The cloth doesn't matter at all. The path that the cue ball takes after leaving the tip is decided within the first millisecond after you hit it. All the cue ball cares about is how far off to the side you hit, how forcefully you hit, and how much the shaft "gives" during that split second where the tip makes contact.

That's what determines the line the cue ball takes after leaving the tip. It's not like the tiny fibers in the cloth are turning that big old cue ball off course, so it only deflects half an inch instead of an inch or whatever. The 'grabbiness' of the cloth might affect how much a ball wants to swerve, and it definitely affects masse action when you elevate the cue... but those are whole different topics.
 
yeah i understand deflection is a factor of the tip offset and the mass of the tip end of the stick relative to the mass of the ball. but if the stick is pushing the cue ball offline to create deflection, if the surface is stickier wouldn't that oppose the pushing offline of the cueball a little? not sure if this could be enough to be a noticeable factor or not. or it could be a masse effect like you mentioned, where the cueball is swerving differently due to the cloth, creating the effect of different effective squirt.
 
For the first 3 weeks that I had Velocity Pro on my Valley 7' table I got a lot of what I call skid. I would miss 6' 45 degree cut shots by a few inches. This cloth was put on super tight and it was worse on hot days. The table is on my screened patio. Now that the cloth relaxed a bit, it seems not to skid at all.
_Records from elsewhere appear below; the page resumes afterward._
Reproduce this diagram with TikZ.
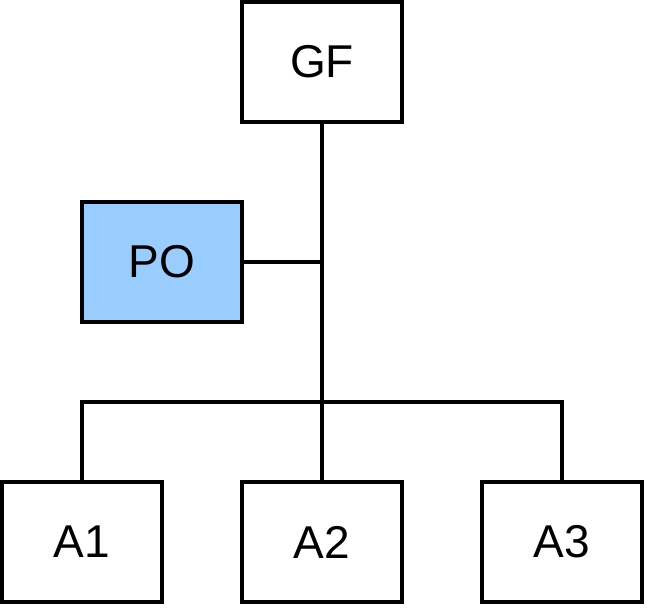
\documentclass[tikz,border=0pt]{standalone}
\usepackage{fontspec}
\setmainfont{Liberation Sans}
\definecolor{poblue}{HTML}{99CCFF}
\begin{document}
\begin{tikzpicture}[x=1pt,y=-1pt,
  box/.style={draw=black,line width=3.5pt,minimum width=160pt,minimum height=120pt,inner sep=0pt,font=\fontsize{46}{52}\selectfont,fill=white},
  conn/.style={line width=3.5pt,draw=black}]
\useasboundingbox (0,0) rectangle (648,608);
\node[box] (GF) at (322,62) {GF};
\node[box,fill=poblue] (PO) at (162,262) {PO};
\node[box] (A1) at (82,542) {A1};
\node[box] (A2) at (322,542) {A2};
\node[box] (A3) at (562,542) {A3};
\coordinate (J1) at (322,262);
\coordinate (J2) at (322,402);
\draw[conn] (GF.south) -- (J1) -- (J2) -- (A2.north);
\draw[conn] (PO.east) -- (J1);
\draw[conn,line join=miter] (A1.north) |- (J2) -| (A3.north);
\end{tikzpicture}
\end{document}
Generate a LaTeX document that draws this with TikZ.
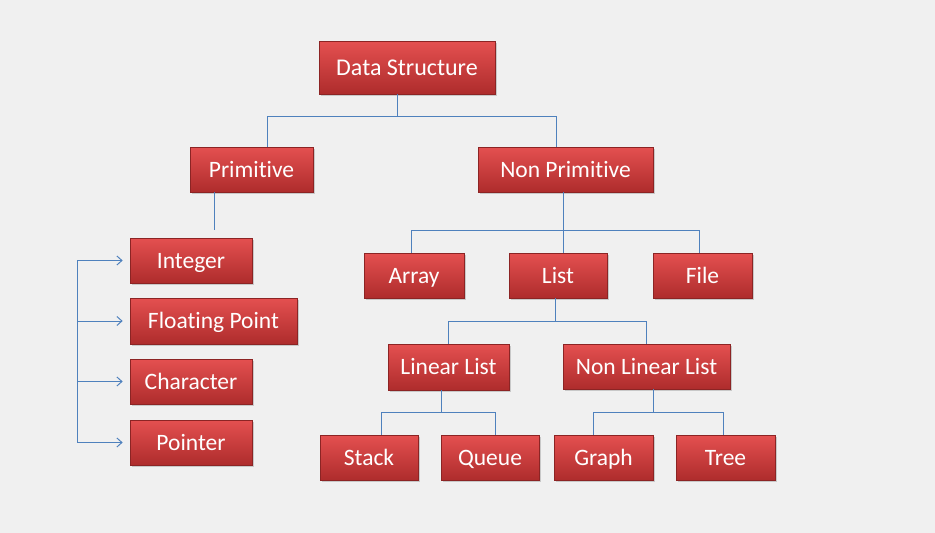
\documentclass[tikz,border=0pt]{standalone}
\usepackage{fontspec}
\setmainfont[Ligatures=NoCommon]{Carlito}
\usetikzlibrary{arrows.meta,shadows}
\definecolor{boxtop}{RGB}{228,80,80}
\definecolor{boxbot}{RGB}{174,44,44}
\definecolor{boxline}{RGB}{140,36,36}
\definecolor{linkblue}{RGB}{79,129,189}
\definecolor{paper}{RGB}{240,240,240}
\begin{document}
\begin{tikzpicture}
        [x=1pt,y=-1pt,
        box/.style={rectangle, draw=boxline, line width=0.7pt, top color=boxtop, bottom color=boxbot,
            text=white, inner sep=0pt, minimum height=45pt, font=\fontsize{23.5}{26}\selectfont,
            text height=17.5pt, text depth=2.5pt,
            drop shadow={shadow xshift=2pt, shadow yshift=-2pt, opacity=0.35}},
        link/.style={linkblue, line width=1pt},
        arrow/.style={link, -{Straight Barb[length=5pt, width=9pt]}, shorten >=7pt}]

        % page
        \fill[paper] (0,0) rectangle (935,533);
        \useasboundingbox (0,0) rectangle (935,533);

        % top levels
        \node[box, minimum width=176pt, minimum height=53pt, font=\fontsize{24}{26}\selectfont] (ds) at (407,67.5) {Data Structure};
        \node[box, minimum width=123pt] (prim) at (251.5,169.5) {Primitive};
        \node[box, minimum width=175pt] (np) at (565.5,169.5) {Non Primitive};

        % primitive types
        \node[box, minimum width=122pt] (int) at (191,260.5) {Integer};
        \node[box, minimum width=167pt, minimum height=46pt] (fp) at (213.5,321) {Floating Point};
        \node[box, minimum width=122pt] (char) at (191,381.5) {Character};
        \node[box, minimum width=122pt] (ptr) at (191,442.5) {Pointer};

        % non primitive types
        \node[box, minimum width=100pt] (array) at (414,275.5) {Array};
        \node[box, minimum width=98pt] (list) at (558,275.5) {List};
        \node[box, minimum width=99pt] (file) at (702.5,275.5) {File};
        \node[box, minimum width=121pt, minimum height=46pt] (ll) at (448.5,367) {Linear List};
        \node[box, minimum width=167pt] (nll) at (646.5,366.5) {Non Linear List};
        \node[box, minimum width=98pt] (stack) at (369,457.5) {Stack};
        \node[box, minimum width=98pt] (queue) at (490,457.5) {Queue};
        \node[box, minimum width=99pt] (graph) at (603.5,457.5) {Graph};
        \node[box, minimum width=99pt] (tree) at (725.5,457.5) {Tree};

        % tree connectors
        \draw[link] ([xshift=-10pt]ds.south) -- ++(0,22) -| ([xshift=15.5pt]prim.north);
        \draw[link] ([xshift=-10pt]ds.south) -- ++(0,22) -| ([xshift=-9.5pt]np.north);
        \draw[link] ([xshift=-37.5pt]prim.south) -- ++(0,38);
        \draw[link] ([xshift=-2.5pt]np.south) -- ++(0,38) -| ([xshift=-3pt]array.north);
        \draw[link] ([xshift=-2.5pt]np.south) -- ([xshift=5pt]list.north);
        \draw[link] ([xshift=-2.5pt]np.south) -- ++(0,38) -| ([xshift=-3.5pt]file.north);
        \draw[link] ([xshift=-3pt]list.south) -- ++(0,23) -| (ll.north);
        \draw[link] ([xshift=-3pt]list.south) -- ++(0,23) -| (nll.north);
        \draw[link] ([xshift=-7.5pt]ll.south) -- ++(0,22) -| ([xshift=12pt]stack.north);
        \draw[link] ([xshift=-7.5pt]ll.south) -- ++(0,22) -| ([xshift=5pt]queue.north);
        \draw[link] ([xshift=6.5pt]nll.south) -- ++(0,23) -| ([xshift=-10.5pt]graph.north);
        \draw[link] ([xshift=6.5pt]nll.south) -- ++(0,23) -| ([xshift=-2.5pt]tree.north);

        % bracket with arrows
        \coordinate (bus) at (77,0);
        \draw[link] (bus |- int.west) -- (bus |- ptr.west);
        \draw[arrow] (bus |- int.west) -- (int.west);
        \draw[arrow] (bus |- fp.west) -- (fp.west);
        \draw[arrow] (bus |- char.west) -- (char.west);
        \draw[arrow] (bus |- ptr.west) -- (ptr.west);

\end{tikzpicture}
\end{document}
Johnnyt
 
if the surface is stickier wouldn't that oppose the pushing offline of the cueball a little?

There is no "pushing offline". The CB only "pushes" in one direction, and that's the "line"; the fact that your stick is pointed a little to the side of that line doesn't mean there are two lines. A shot with squirt acts exactly like a shot without squirt.

Cloth friction exists on every shot; it simply slows the CB down.

pj
chgo
 
For the first 3 weeks that I had Velocity Pro on my Valley 7' table I got a lot of what I call skid. I would miss 6' 45 degree cut shots by a few inches. This cloth was put on super tight and it was worse on hot days. The table is on my screened patio. Now that the cloth relaxed a bit, it seems not to skid at all. Johnnyt

The two are unrelated. You can think of skid just like squirt: whatever the reason for it, it's simply the single direction the ball goes.